JUNEAU, ALASKA - Alaska is known for pioneering, self-reliant residents who are accustomed to remote locations and harsh weather. Despite that, Gov. Sean Parnell worries a major earthquake or volcanic eruption could leave the state's 720,000 residents stranded and cut off from food and supply lines. His answer: Build giant warehouses full of emergency food and supplies, just in case.
For some in the Lower 48, it may seem like an extreme step. But Parnell says this is just Alaska. Unlike the rest of the Lower 48, help isn't a few miles away. Last winter, a Russian tanker spent weeks breaking through thick sea ice to reach the remote town of Nome with the final fuel shipment of the season.
Weather isn't the only thing that can wreak havoc. The state's worst natural disaster was in 1964, when a magnitude-9.2 earthquake and resulting tsunami killed 131 people and disrupted electrical systems, water mains and communication lines.
"We have a different motivation to do this, because help is a long ways away," said John Madden, Alaska's emergency management director.

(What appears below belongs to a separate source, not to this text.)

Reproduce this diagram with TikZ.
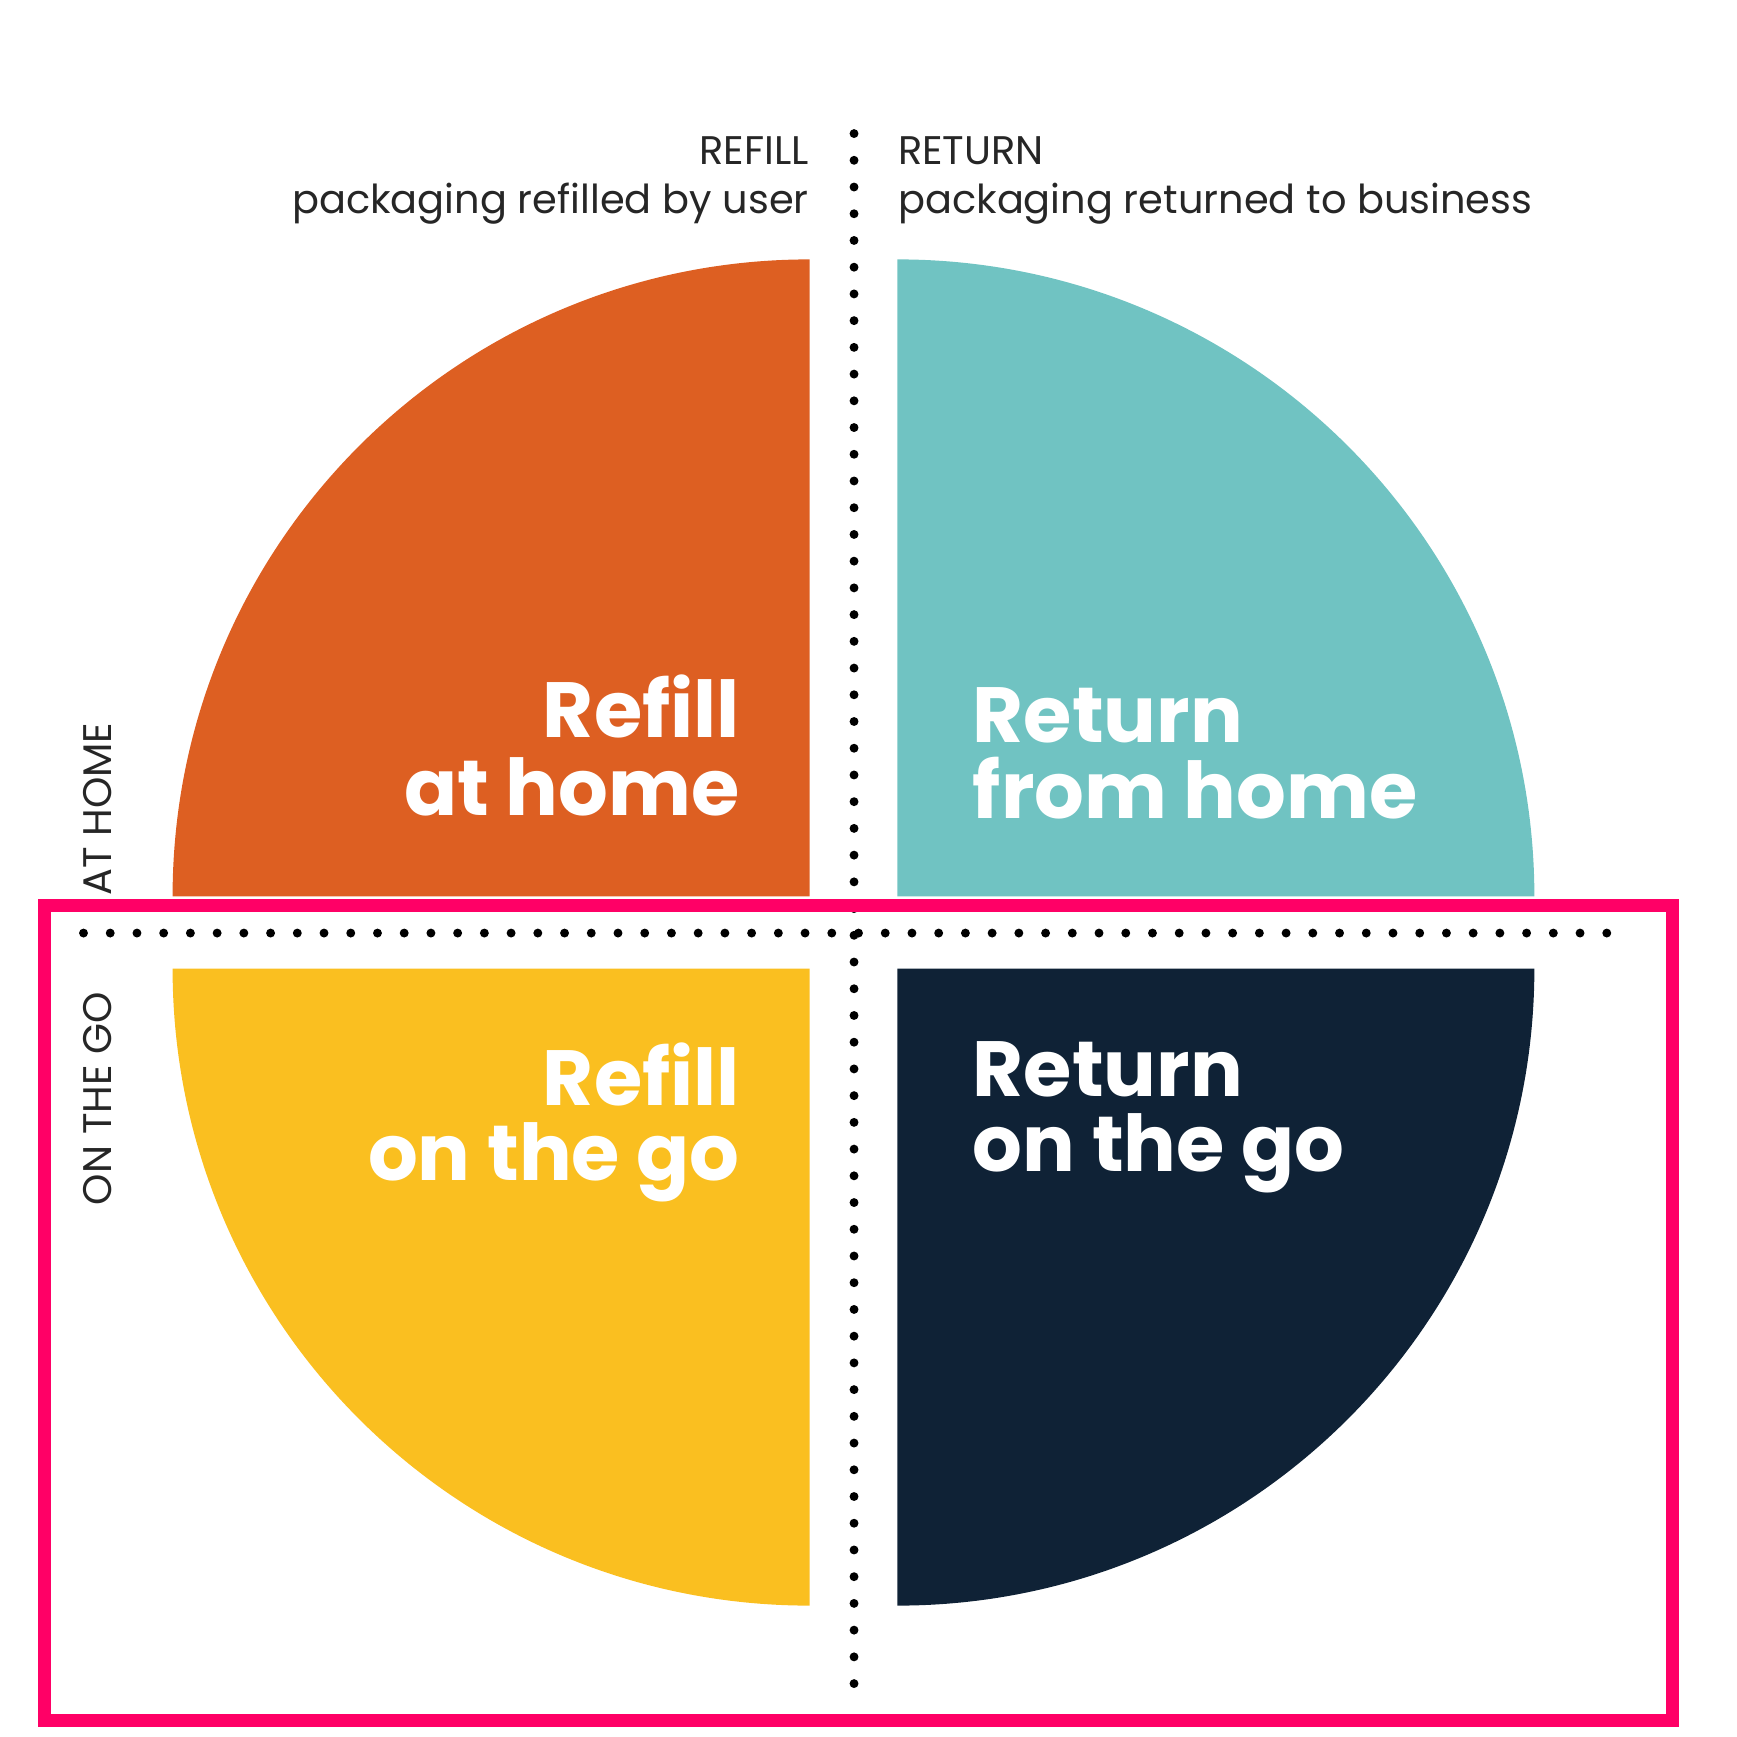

The state plans two food stockpiles in or near Fairbanks and Anchorage, two cities that also have military bases. Construction on the two storage facilities will begin this fall, and the first food deliveries are targeted for December. The goal is to have enough food to feed 40,000 people for up to a week, including three days of ready-to-eat meals and four days of bulk food that can be prepared and cooked for large groups.